Exercise description: Please give the count of lines holding the string "that" and nothing besides.

Records for the exercise:

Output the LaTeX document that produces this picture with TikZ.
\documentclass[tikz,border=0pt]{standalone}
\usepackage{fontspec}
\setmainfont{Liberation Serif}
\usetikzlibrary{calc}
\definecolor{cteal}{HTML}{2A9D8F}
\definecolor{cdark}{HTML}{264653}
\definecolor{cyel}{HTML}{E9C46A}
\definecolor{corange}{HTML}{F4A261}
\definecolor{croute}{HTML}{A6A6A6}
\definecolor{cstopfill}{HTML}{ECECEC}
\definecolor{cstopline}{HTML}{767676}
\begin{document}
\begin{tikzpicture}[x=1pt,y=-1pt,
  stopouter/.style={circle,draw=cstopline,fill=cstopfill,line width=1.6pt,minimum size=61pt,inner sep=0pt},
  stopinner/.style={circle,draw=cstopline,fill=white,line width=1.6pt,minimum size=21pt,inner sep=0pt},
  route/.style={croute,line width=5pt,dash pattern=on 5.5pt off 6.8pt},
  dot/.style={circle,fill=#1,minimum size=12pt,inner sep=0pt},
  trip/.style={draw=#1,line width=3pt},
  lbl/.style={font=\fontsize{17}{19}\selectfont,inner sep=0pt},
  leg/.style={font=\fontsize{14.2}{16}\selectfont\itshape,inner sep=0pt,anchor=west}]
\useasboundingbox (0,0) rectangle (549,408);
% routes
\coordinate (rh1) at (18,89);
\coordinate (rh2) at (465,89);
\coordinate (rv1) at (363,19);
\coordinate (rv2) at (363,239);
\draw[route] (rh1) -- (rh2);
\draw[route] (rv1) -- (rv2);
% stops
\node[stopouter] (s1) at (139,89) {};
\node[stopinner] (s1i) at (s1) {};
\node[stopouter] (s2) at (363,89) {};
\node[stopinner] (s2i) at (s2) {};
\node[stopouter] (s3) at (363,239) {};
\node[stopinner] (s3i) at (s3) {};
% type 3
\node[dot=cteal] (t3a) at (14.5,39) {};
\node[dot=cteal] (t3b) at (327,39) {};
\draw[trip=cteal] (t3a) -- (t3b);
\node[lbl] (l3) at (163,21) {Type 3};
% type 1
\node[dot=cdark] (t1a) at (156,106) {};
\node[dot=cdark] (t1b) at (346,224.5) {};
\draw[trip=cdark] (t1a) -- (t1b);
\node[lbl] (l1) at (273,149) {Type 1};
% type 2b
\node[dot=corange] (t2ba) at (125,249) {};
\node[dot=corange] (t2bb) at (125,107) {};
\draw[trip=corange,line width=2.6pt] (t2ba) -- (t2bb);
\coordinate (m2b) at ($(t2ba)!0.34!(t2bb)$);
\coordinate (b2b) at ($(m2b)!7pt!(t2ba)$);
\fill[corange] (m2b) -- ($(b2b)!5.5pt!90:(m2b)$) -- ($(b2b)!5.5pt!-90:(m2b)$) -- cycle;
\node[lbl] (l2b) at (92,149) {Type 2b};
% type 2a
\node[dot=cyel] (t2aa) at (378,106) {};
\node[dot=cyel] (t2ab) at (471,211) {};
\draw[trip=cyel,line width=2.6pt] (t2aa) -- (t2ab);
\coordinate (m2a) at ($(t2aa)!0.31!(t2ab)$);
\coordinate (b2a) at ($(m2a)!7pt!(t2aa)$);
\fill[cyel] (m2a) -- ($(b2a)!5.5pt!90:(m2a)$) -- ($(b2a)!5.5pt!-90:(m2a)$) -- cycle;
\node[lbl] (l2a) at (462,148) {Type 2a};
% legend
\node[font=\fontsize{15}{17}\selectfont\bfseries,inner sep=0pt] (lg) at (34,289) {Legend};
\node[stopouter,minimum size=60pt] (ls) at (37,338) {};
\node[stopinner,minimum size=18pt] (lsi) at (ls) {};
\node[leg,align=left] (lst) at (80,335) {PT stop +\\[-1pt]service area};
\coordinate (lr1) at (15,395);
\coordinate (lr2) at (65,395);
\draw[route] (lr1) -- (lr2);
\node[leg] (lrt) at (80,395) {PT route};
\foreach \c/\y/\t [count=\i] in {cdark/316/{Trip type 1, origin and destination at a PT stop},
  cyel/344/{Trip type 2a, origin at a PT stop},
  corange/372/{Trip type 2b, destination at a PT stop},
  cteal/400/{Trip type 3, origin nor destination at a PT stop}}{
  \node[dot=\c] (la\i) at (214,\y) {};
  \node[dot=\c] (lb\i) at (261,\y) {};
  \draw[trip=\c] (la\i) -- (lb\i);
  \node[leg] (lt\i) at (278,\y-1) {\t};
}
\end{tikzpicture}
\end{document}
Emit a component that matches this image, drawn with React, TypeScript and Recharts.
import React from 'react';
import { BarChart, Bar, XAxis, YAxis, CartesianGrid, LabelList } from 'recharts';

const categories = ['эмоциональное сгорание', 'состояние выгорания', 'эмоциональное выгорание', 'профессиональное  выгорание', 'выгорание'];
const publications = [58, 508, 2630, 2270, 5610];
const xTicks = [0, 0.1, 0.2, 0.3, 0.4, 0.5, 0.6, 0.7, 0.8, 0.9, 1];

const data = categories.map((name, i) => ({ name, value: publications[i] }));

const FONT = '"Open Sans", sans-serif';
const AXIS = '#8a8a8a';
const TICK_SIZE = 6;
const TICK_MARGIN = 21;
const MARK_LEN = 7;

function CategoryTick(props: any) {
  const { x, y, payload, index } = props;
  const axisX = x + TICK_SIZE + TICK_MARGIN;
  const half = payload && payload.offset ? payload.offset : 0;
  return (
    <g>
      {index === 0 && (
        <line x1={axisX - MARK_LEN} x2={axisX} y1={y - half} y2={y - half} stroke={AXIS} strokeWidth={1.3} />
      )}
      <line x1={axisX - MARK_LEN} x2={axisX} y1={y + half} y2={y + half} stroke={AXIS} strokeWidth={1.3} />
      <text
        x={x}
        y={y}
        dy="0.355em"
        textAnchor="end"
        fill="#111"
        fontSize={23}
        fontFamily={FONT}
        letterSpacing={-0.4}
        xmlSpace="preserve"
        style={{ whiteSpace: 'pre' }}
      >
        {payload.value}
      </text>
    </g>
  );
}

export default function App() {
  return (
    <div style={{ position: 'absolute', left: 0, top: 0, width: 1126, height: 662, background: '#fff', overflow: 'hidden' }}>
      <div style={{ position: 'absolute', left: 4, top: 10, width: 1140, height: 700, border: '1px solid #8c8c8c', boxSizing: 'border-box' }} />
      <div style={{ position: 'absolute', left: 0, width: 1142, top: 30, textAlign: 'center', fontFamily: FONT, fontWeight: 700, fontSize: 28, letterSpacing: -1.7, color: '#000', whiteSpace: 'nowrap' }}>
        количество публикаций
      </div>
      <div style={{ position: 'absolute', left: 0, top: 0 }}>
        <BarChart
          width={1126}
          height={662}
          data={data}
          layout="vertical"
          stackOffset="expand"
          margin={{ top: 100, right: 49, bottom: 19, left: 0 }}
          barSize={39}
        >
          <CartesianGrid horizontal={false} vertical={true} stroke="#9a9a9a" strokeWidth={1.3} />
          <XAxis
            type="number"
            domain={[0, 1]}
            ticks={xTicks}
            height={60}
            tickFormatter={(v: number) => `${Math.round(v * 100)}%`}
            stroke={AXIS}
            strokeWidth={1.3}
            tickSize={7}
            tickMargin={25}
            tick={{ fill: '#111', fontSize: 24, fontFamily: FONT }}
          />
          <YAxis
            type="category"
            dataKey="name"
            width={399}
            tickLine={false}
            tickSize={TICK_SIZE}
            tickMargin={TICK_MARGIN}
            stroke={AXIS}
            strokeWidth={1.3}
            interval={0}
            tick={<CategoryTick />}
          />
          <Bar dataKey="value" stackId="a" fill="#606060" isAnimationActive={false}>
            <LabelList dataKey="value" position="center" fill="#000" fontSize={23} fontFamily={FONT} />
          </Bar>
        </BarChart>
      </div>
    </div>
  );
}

Answer to the exercise: 2